## STATED PROBLEM
Starting at the first line of the data, print each line verbatim up to and including the line bearing "const countdown = '01:02:52';", omitting pictures.

## STORED DATA
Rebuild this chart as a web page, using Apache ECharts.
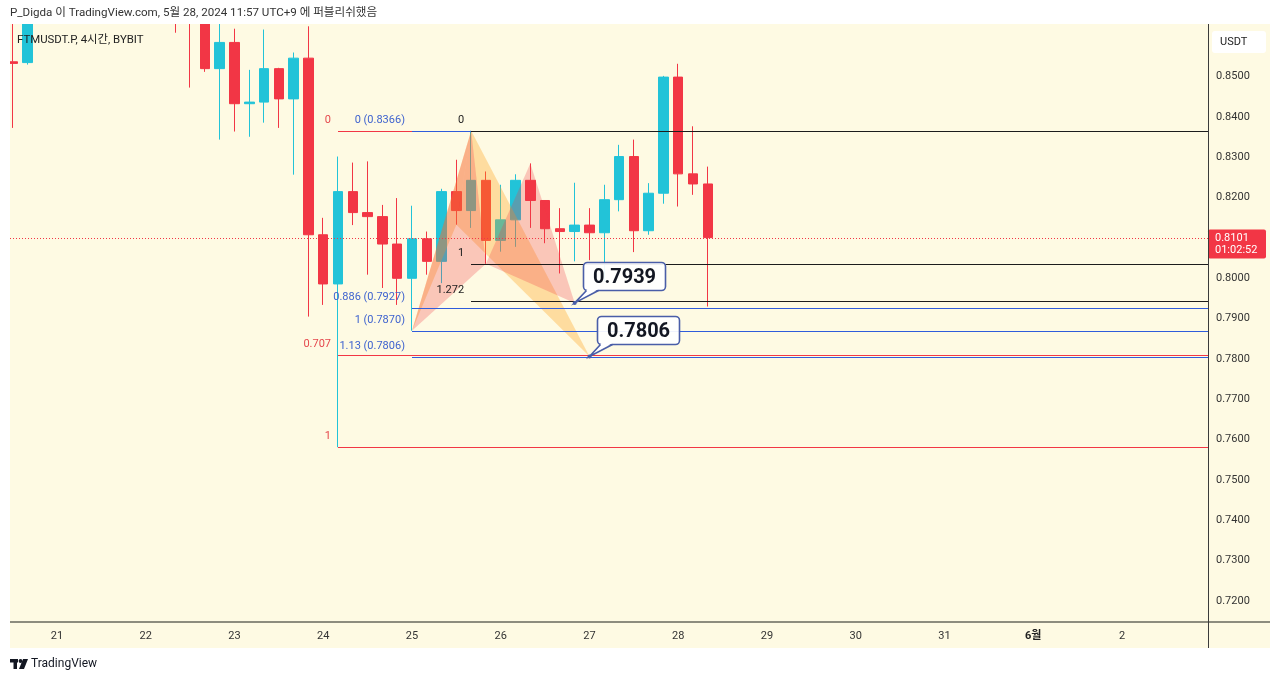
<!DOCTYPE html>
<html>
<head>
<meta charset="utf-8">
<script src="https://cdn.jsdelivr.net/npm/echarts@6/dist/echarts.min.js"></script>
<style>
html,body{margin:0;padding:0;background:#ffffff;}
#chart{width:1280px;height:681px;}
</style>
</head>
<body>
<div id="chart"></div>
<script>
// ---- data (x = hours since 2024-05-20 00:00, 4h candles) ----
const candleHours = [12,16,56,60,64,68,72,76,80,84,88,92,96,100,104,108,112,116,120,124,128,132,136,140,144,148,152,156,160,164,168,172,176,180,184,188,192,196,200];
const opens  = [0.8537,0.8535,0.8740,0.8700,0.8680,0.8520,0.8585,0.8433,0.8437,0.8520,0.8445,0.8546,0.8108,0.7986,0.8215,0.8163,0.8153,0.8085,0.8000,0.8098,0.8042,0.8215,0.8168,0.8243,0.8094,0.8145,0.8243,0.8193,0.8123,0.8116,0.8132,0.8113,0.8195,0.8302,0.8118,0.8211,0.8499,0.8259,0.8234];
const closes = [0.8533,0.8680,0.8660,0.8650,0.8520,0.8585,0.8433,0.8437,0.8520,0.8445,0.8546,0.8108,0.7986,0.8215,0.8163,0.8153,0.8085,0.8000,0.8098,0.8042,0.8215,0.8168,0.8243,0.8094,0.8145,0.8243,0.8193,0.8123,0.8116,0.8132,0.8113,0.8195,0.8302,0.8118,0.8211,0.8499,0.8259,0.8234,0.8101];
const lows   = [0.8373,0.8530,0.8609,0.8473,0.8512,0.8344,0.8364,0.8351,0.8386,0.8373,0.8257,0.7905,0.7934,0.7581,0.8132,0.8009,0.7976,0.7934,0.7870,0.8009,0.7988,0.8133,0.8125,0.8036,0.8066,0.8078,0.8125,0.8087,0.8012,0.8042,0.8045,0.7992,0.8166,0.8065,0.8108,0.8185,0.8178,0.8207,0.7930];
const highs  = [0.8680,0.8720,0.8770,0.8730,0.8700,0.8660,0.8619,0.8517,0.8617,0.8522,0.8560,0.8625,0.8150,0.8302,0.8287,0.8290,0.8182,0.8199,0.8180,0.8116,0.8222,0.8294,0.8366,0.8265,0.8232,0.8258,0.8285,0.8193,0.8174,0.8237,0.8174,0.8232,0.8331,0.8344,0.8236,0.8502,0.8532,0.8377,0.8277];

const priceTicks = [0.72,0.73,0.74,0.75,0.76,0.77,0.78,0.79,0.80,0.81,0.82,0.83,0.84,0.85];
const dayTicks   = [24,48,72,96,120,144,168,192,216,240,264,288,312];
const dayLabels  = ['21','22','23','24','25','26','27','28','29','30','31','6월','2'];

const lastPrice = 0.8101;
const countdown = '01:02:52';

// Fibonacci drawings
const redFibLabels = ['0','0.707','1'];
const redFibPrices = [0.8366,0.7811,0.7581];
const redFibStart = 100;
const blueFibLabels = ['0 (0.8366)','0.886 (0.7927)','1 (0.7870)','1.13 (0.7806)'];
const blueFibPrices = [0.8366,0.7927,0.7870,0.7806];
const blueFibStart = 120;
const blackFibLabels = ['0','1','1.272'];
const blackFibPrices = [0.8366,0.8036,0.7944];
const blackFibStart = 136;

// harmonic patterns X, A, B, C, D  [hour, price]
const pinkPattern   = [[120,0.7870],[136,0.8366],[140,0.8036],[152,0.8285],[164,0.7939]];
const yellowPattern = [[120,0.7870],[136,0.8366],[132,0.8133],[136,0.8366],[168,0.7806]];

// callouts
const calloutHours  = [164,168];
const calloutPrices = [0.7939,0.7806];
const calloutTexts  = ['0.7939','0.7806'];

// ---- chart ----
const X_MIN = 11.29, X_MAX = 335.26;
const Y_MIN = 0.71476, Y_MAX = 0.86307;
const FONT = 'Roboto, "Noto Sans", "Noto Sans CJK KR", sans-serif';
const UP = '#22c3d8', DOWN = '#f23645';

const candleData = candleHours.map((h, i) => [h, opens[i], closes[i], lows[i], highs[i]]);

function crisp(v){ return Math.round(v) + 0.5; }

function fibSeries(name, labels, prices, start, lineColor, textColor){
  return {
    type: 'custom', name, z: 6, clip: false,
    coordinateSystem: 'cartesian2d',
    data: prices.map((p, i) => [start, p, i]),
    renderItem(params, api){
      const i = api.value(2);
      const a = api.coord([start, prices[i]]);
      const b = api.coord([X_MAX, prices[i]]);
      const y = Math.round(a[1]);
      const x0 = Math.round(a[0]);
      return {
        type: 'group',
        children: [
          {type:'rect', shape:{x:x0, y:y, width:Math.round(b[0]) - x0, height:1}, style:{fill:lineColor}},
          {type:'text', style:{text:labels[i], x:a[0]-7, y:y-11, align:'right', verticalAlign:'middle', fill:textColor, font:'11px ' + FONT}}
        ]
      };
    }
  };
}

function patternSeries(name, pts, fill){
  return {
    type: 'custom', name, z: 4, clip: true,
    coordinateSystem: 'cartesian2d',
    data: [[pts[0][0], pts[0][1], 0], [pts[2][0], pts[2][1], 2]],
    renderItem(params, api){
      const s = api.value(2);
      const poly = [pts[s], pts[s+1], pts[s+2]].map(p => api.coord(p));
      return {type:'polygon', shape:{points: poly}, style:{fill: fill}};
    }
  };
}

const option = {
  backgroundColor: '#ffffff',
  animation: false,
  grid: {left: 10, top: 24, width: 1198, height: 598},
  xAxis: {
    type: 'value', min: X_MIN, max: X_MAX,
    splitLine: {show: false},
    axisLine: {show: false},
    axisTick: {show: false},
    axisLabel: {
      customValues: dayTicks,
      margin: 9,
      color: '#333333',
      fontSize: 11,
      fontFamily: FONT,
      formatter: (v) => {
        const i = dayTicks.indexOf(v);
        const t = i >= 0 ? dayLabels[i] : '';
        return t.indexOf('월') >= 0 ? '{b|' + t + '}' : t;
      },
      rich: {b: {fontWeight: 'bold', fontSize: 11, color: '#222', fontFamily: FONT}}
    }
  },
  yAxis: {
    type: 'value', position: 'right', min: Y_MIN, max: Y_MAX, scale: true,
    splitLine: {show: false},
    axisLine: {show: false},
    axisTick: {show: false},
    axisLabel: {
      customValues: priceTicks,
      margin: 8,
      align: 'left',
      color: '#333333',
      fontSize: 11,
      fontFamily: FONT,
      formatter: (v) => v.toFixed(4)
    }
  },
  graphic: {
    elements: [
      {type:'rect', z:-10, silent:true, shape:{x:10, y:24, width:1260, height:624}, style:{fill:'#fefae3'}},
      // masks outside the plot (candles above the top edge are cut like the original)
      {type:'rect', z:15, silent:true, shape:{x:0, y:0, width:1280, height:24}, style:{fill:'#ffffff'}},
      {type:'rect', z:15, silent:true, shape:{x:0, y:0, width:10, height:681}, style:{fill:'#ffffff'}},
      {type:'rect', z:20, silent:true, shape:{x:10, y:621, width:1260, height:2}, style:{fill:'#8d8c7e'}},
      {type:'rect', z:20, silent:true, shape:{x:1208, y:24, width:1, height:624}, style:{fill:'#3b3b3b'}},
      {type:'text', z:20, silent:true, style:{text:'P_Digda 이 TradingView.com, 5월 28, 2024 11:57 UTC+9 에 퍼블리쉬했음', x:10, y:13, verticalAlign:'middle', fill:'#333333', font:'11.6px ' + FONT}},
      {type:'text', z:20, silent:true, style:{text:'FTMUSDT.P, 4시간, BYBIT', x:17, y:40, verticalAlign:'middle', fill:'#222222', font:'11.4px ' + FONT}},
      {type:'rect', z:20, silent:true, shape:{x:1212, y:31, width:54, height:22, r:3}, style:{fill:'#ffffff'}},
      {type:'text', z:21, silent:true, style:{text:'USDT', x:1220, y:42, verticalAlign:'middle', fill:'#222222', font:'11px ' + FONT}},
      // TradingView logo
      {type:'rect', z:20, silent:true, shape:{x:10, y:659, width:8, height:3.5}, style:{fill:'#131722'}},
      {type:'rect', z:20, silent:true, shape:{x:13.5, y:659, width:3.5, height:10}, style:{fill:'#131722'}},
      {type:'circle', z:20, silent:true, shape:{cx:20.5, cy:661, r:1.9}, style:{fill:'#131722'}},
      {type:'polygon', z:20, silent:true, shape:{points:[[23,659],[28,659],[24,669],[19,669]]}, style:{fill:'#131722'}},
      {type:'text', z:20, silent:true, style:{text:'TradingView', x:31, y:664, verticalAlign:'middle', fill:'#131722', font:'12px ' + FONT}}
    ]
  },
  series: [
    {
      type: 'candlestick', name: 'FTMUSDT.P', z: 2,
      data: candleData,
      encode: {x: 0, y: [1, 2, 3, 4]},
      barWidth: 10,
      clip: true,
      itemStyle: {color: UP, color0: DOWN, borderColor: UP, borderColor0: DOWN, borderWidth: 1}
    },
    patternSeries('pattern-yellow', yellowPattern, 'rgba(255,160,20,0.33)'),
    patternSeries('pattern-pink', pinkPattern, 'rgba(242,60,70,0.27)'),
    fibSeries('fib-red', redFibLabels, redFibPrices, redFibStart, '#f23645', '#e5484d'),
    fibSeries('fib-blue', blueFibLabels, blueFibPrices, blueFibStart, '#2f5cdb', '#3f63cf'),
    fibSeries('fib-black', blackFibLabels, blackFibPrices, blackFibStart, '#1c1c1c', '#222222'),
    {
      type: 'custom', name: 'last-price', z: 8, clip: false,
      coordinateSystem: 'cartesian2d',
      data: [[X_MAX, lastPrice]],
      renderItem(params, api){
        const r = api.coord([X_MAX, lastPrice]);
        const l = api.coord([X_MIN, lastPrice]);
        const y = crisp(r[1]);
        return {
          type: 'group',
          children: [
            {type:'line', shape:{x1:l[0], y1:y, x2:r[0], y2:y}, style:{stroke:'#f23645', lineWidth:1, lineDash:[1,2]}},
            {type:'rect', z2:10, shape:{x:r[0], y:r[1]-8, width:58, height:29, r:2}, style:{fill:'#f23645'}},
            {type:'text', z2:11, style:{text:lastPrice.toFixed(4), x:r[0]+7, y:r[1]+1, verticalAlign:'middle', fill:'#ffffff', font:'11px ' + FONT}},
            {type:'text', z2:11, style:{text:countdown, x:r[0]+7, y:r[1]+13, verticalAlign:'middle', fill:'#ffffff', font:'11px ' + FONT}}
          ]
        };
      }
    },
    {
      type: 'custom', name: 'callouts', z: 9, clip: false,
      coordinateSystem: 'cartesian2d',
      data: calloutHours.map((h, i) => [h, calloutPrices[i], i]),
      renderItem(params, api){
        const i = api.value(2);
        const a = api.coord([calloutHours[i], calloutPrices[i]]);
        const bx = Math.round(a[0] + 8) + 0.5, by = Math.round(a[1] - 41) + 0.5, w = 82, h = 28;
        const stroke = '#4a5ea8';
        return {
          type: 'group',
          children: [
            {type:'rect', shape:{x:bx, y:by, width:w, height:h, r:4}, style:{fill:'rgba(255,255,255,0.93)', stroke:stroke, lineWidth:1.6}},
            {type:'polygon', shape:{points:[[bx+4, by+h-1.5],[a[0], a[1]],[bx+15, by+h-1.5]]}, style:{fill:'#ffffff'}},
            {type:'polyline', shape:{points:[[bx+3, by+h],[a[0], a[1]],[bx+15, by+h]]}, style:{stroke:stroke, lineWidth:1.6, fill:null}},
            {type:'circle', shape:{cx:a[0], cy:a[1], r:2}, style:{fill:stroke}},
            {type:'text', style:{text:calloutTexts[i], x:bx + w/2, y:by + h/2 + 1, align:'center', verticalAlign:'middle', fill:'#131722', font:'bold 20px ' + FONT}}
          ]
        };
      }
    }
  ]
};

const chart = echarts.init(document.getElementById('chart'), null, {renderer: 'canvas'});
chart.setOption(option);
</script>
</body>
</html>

## IN RESPONSE
Rebuild this chart as a web page, using Apache ECharts.
<!DOCTYPE html>
<html>
<head>
<meta charset="utf-8">
<script src="https://cdn.jsdelivr.net/npm/echarts@6/dist/echarts.min.js"></script>
<style>
html,body{margin:0;padding:0;background:#ffffff;}
#chart{width:1280px;height:681px;}
</style>
</head>
<body>
<div id="chart"></div>
<script>
// ---- data (x = hours since 2024-05-20 00:00, 4h candles) ----
const candleHours = [12,16,56,60,64,68,72,76,80,84,88,92,96,100,104,108,112,116,120,124,128,132,136,140,144,148,152,156,160,164,168,172,176,180,184,188,192,196,200];
const opens  = [0.8537,0.8535,0.8740,0.8700,0.8680,0.8520,0.8585,0.8433,0.8437,0.8520,0.8445,0.8546,0.8108,0.7986,0.8215,0.8163,0.8153,0.8085,0.8000,0.8098,0.8042,0.8215,0.8168,0.8243,0.8094,0.8145,0.8243,0.8193,0.8123,0.8116,0.8132,0.8113,0.8195,0.8302,0.8118,0.8211,0.8499,0.8259,0.8234];
const closes = [0.8533,0.8680,0.8660,0.8650,0.8520,0.8585,0.8433,0.8437,0.8520,0.8445,0.8546,0.8108,0.7986,0.8215,0.8163,0.8153,0.8085,0.8000,0.8098,0.8042,0.8215,0.8168,0.8243,0.8094,0.8145,0.8243,0.8193,0.8123,0.8116,0.8132,0.8113,0.8195,0.8302,0.8118,0.8211,0.8499,0.8259,0.8234,0.8101];
const lows   = [0.8373,0.8530,0.8609,0.8473,0.8512,0.8344,0.8364,0.8351,0.8386,0.8373,0.8257,0.7905,0.7934,0.7581,0.8132,0.8009,0.7976,0.7934,0.7870,0.8009,0.7988,0.8133,0.8125,0.8036,0.8066,0.8078,0.8125,0.8087,0.8012,0.8042,0.8045,0.7992,0.8166,0.8065,0.8108,0.8185,0.8178,0.8207,0.7930];
const highs  = [0.8680,0.8720,0.8770,0.8730,0.8700,0.8660,0.8619,0.8517,0.8617,0.8522,0.8560,0.8625,0.8150,0.8302,0.8287,0.8290,0.8182,0.8199,0.8180,0.8116,0.8222,0.8294,0.8366,0.8265,0.8232,0.8258,0.8285,0.8193,0.8174,0.8237,0.8174,0.8232,0.8331,0.8344,0.8236,0.8502,0.8532,0.8377,0.8277];

const priceTicks = [0.72,0.73,0.74,0.75,0.76,0.77,0.78,0.79,0.80,0.81,0.82,0.83,0.84,0.85];
const dayTicks   = [24,48,72,96,120,144,168,192,216,240,264,288,312];
const dayLabels  = ['21','22','23','24','25','26','27','28','29','30','31','6월','2'];

const lastPrice = 0.8101;
const countdown = '01:02:52';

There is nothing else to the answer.